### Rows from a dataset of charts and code
_ _ _
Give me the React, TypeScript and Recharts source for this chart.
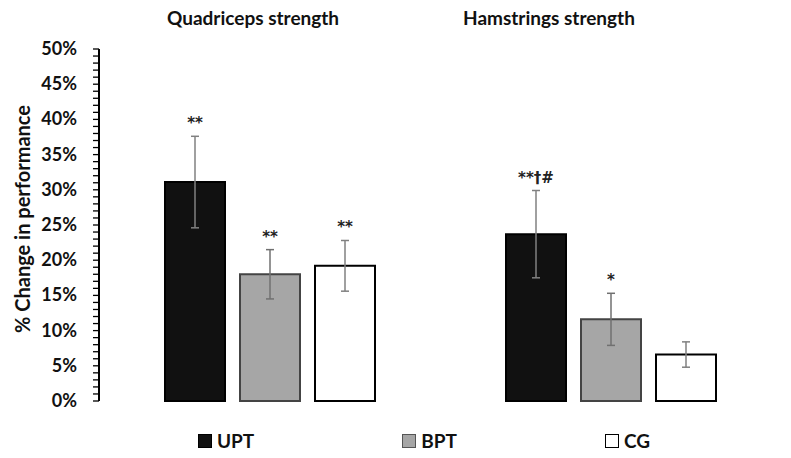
import { BarChart, Bar, XAxis, YAxis, ErrorBar, LabelList } from "recharts";

// groups + series
const groups = ["Quadriceps strength", "Hamstrings strength"];
const seriesNames = ["UPT", "BPT", "CG"];

const uptValues = [31.1, 23.7];
const uptErrors = [6.5, 6.2];
const bptValues = [18.0, 11.6];
const bptErrors = [3.5, 3.7];
const cgValues = [19.2, 6.6];
const cgErrors = [3.6, 1.8];

// significance marks above the error bars
const uptMarks = ["**", "**\u2020#"];
const bptMarks = ["**", "*"];
const cgMarks = ["**", ""];

const yTickLabels = ["0%", "5%", "10%", "15%", "20%", "25%", "30%", "35%", "40%", "45%", "50%"];
const yMinorTicks = Array.from({ length: 51 }, (_, i) => i);

const data = groups.map((g, i) => ({
  group: g,
  upt: uptValues[i],
  uptErr: uptErrors[i],
  bpt: bptValues[i],
  bptErr: bptErrors[i],
  cg: cgValues[i],
  cgErr: cgErrors[i],
}));

const FONT = "Lato, 'Open Sans', sans-serif";
const TICK_MARGIN = 16;
const TICK_LEN = 6;
const titleLeft = [167, 463];
const swatches = [
  { fill: "#111111", border: "#000000" },
  { fill: "#a6a6a6", border: "#555555" },
  { fill: "#ffffff", border: "#000000" },
];

const markLabel = (marks: string[], errs: number[]) => (props: any) => {
  const { x, y, width, height, value, index } = props;
  if (!marks[index]) return null;
  const errPx = (errs[index] * Number(height)) / Number(value);
  return (
    <text
      x={Number(x) + Number(width) / 2}
      y={Number(y) - errPx - 8}
      textAnchor="middle"
      fontFamily="'DejaVu Sans', sans-serif"
      fontWeight="bold"
      fontSize={15}
      fill="#222"
    >
      {marks[index]}
    </text>
  );
};

// every 1% gets a small tick, every 5% gets a label
const YTick = (props: any) => {
  const { x, y, payload } = props;
  const axisX = x + TICK_MARGIN + TICK_LEN;
  const major = payload.value % 5 === 0;
  return (
    <g>
      <line x1={axisX - TICK_LEN} x2={axisX} y1={y} y2={y} stroke="#000" strokeWidth={1.3} />
      {major && (
        <text x={x} y={y + 6} textAnchor="end" fontFamily={FONT} fontWeight="bold" fontSize={18} fill="#111">
          {yTickLabels[payload.value / 5]}
        </text>
      )}
    </g>
  );
};

export default function App() {
  return (
    <div style={{ position: "absolute", left: 0, top: 0, width: 791, height: 458, background: "#fff" }}>
      <BarChart
        width={791}
        height={458}
        data={data}
        margin={{ top: 49, right: 10, left: 0, bottom: 57 }}
        barSize={60}
        barGap={15}
      >
        <XAxis dataKey="group" tick={false} tickLine={false} height={0} axisLine={{ stroke: "#000", strokeWidth: 2 }} />
        <YAxis
          type="number"
          domain={[0, 50]}
          ticks={yMinorTicks}
          interval={0}
          width={99}
          tickSize={TICK_LEN}
          tickMargin={TICK_MARGIN}
          tick={<YTick />}
          tickLine={false}
          axisLine={{ stroke: "#000", strokeWidth: 2 }}
          label={{
            content: () => (
              <text
                x={22}
                y={219}
                transform="rotate(-90, 22, 219)"
                textAnchor="middle"
                dominantBaseline="central"
                fontFamily={FONT}
                fontWeight="bold"
                fontSize={20}
                fill="#111"
              >
                % Change in performance
              </text>
            ),
          }}
        />
        <Bar dataKey="upt" name={seriesNames[0]} fill="#111111" stroke="#000" strokeWidth={2} isAnimationActive={false}>
          <ErrorBar dataKey="uptErr" direction="y" width={4} stroke="#808080" strokeWidth={1.5} />
          <LabelList dataKey="upt" content={markLabel(uptMarks, uptErrors)} />
        </Bar>
        <Bar dataKey="bpt" name={seriesNames[1]} fill="#a6a6a6" stroke="#444" strokeWidth={2} isAnimationActive={false}>
          <ErrorBar dataKey="bptErr" direction="y" width={4} stroke="#707070" strokeWidth={1.5} />
          <LabelList dataKey="bpt" content={markLabel(bptMarks, bptErrors)} />
        </Bar>
        <Bar dataKey="cg" name={seriesNames[2]} fill="#ffffff" stroke="#000" strokeWidth={2} isAnimationActive={false}>
          <ErrorBar dataKey="cgErr" direction="y" width={4} stroke="#808080" strokeWidth={1.5} />
          <LabelList dataKey="cg" content={markLabel(cgMarks, cgErrors)} />
        </Bar>
      </BarChart>

      {groups.map((g, i) => (
        <div
          key={g}
          style={{
            position: "absolute",
            left: titleLeft[i],
            top: 6,
            fontFamily: FONT,
            fontWeight: "bold",
            fontSize: 19,
            color: "#111",
            whiteSpace: "nowrap",
          }}
        >
          {g}
        </div>
      ))}

      <div
        style={{
          position: "absolute",
          left: 198,
          top: 429,
          display: "flex",
          gap: 148,
          fontFamily: FONT,
          fontWeight: "bold",
          fontSize: 19,
          color: "#111",
        }}
      >
        {seriesNames.map((s, i) => (
          <div key={s} style={{ display: "flex", alignItems: "center", gap: 5 }}>
            <span
              style={{
                display: "inline-block",
                width: 12,
                height: 12,
                background: swatches[i].fill,
                border: `1.5px solid ${swatches[i].border}`,
              }}
            />
            <span>{s}</span>
          </div>
        ))}
      </div>
    </div>
  );
}
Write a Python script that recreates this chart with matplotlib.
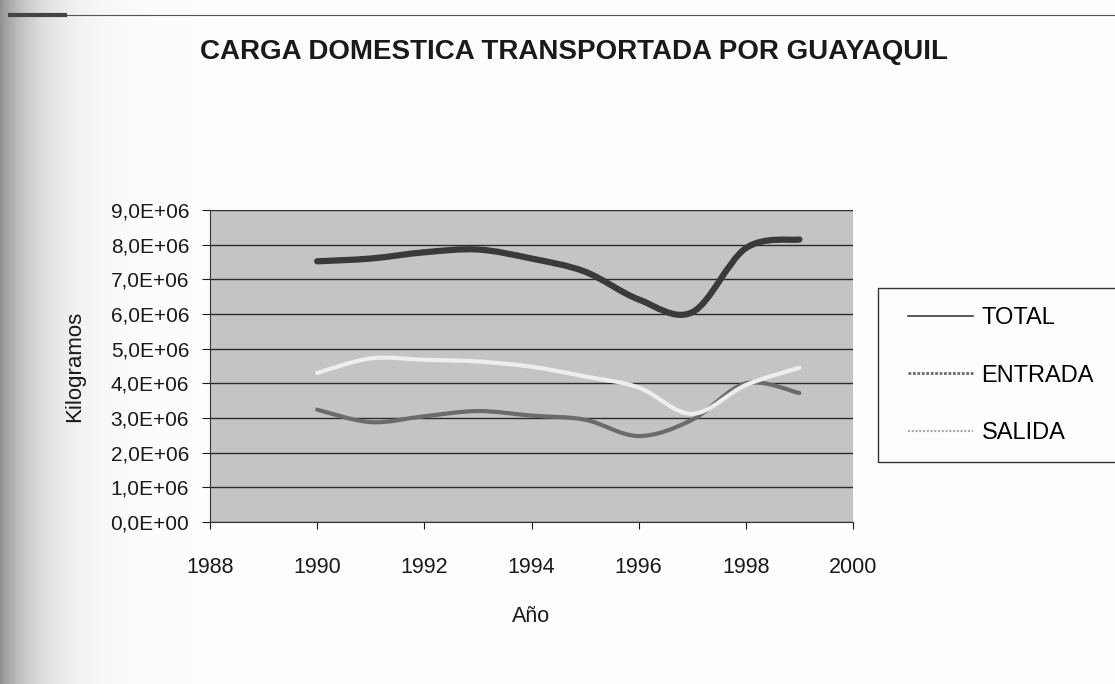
_ _ _
Reproduce the entries above exactly. Do not include the images.

### Answer to this exercise
Give me the React, TypeScript and Recharts source for this chart.
import { BarChart, Bar, XAxis, YAxis, ErrorBar, LabelList } from "recharts";

// groups + series
const groups = ["Quadriceps strength", "Hamstrings strength"];
const seriesNames = ["UPT", "BPT", "CG"];

const uptValues = [31.1, 23.7];
const uptErrors = [6.5, 6.2];
const bptValues = [18.0, 11.6];
const bptErrors = [3.5, 3.7];
const cgValues = [19.2, 6.6];
const cgErrors = [3.6, 1.8];

// significance marks above the error bars
const uptMarks = ["**", "**\u2020#"];
const bptMarks = ["**", "*"];
const cgMarks = ["**", ""];

const yTickLabels = ["0%", "5%", "10%", "15%", "20%", "25%", "30%", "35%", "40%", "45%", "50%"];
const yMinorTicks = Array.from({ length: 51 }, (_, i) => i);

const data = groups.map((g, i) => ({
  group: g,
  upt: uptValues[i],
  uptErr: uptErrors[i],
  bpt: bptValues[i],
  bptErr: bptErrors[i],
  cg: cgValues[i],
  cgErr: cgErrors[i],
}));

const FONT = "Lato, 'Open Sans', sans-serif";
const TICK_MARGIN = 16;
const TICK_LEN = 6;
const titleLeft = [167, 463];
const swatches = [
  { fill: "#111111", border: "#000000" },
  { fill: "#a6a6a6", border: "#555555" },
  { fill: "#ffffff", border: "#000000" },
];

const markLabel = (marks: string[], errs: number[]) => (props: any) => {
  const { x, y, width, height, value, index } = props;
  if (!marks[index]) return null;
  const errPx = (errs[index] * Number(height)) / Number(value);
  return (
    <text
      x={Number(x) + Number(width) / 2}
      y={Number(y) - errPx - 8}
      textAnchor="middle"
      fontFamily="'DejaVu Sans', sans-serif"
      fontWeight="bold"
      fontSize={15}
      fill="#222"
    >
      {marks[index]}
    </text>
  );
};

// every 1% gets a small tick, every 5% gets a label
const YTick = (props: any) => {
  const { x, y, payload } = props;
  const axisX = x + TICK_MARGIN + TICK_LEN;
  const major = payload.value % 5 === 0;
  return (
    <g>
      <line x1={axisX - TICK_LEN} x2={axisX} y1={y} y2={y} stroke="#000" strokeWidth={1.3} />
      {major && (
        <text x={x} y={y + 6} textAnchor="end" fontFamily={FONT} fontWeight="bold" fontSize={18} fill="#111">
          {yTickLabels[payload.value / 5]}
        </text>
      )}
    </g>
  );
};

export default function App() {
  return (
    <div style={{ position: "absolute", left: 0, top: 0, width: 791, height: 458, background: "#fff" }}>
      <BarChart
        width={791}
        height={458}
        data={data}
        margin={{ top: 49, right: 10, left: 0, bottom: 57 }}
        barSize={60}
        barGap={15}
      >
        <XAxis dataKey="group" tick={false} tickLine={false} height={0} axisLine={{ stroke: "#000", strokeWidth: 2 }} />
        <YAxis
          type="number"
          domain={[0, 50]}
          ticks={yMinorTicks}
          interval={0}
          width={99}
          tickSize={TICK_LEN}
          tickMargin={TICK_MARGIN}
          tick={<YTick />}
          tickLine={false}
          axisLine={{ stroke: "#000", strokeWidth: 2 }}
          label={{
            content: () => (
              <text
                x={22}
                y={219}
                transform="rotate(-90, 22, 219)"
                textAnchor="middle"
                dominantBaseline="central"
                fontFamily={FONT}
                fontWeight="bold"
                fontSize={20}
                fill="#111"
              >
                % Change in performance
              </text>
            ),
          }}
        />
        <Bar dataKey="upt" name={seriesNames[0]} fill="#111111" stroke="#000" strokeWidth={2} isAnimationActive={false}>
          <ErrorBar dataKey="uptErr" direction="y" width={4} stroke="#808080" strokeWidth={1.5} />
          <LabelList dataKey="upt" content={markLabel(uptMarks, uptErrors)} />
        </Bar>
        <Bar dataKey="bpt" name={seriesNames[1]} fill="#a6a6a6" stroke="#444" strokeWidth={2} isAnimationActive={false}>
          <ErrorBar dataKey="bptErr" direction="y" width={4} stroke="#707070" strokeWidth={1.5} />
          <LabelList dataKey="bpt" content={markLabel(bptMarks, bptErrors)} />
        </Bar>
        <Bar dataKey="cg" name={seriesNames[2]} fill="#ffffff" stroke="#000" strokeWidth={2} isAnimationActive={false}>
          <ErrorBar dataKey="cgErr" direction="y" width={4} stroke="#808080" strokeWidth={1.5} />
          <LabelList dataKey="cg" content={markLabel(cgMarks, cgErrors)} />
        </Bar>
      </BarChart>

      {groups.map((g, i) => (
        <div
          key={g}
          style={{
            position: "absolute",
            left: titleLeft[i],
            top: 6,
            fontFamily: FONT,
            fontWeight: "bold",
            fontSize: 19,
            color: "#111",
            whiteSpace: "nowrap",
          }}
        >
          {g}
        </div>
      ))}

      <div
        style={{
          position: "absolute",
          left: 198,
          top: 429,
          display: "flex",
          gap: 148,
          fontFamily: FONT,
          fontWeight: "bold",
          fontSize: 19,
          color: "#111",
        }}
      >
        {seriesNames.map((s, i) => (
          <div key={s} style={{ display: "flex", alignItems: "center", gap: 5 }}>
            <span
              style={{
                display: "inline-block",
                width: 12,
                height: 12,
                background: swatches[i].fill,
                border: `1.5px solid ${swatches[i].border}`,
              }}
            />
            <span>{s}</span>
          </div>
        ))}
      </div>
    </div>
  );
}
Write a Python script that recreates this chart with matplotlib.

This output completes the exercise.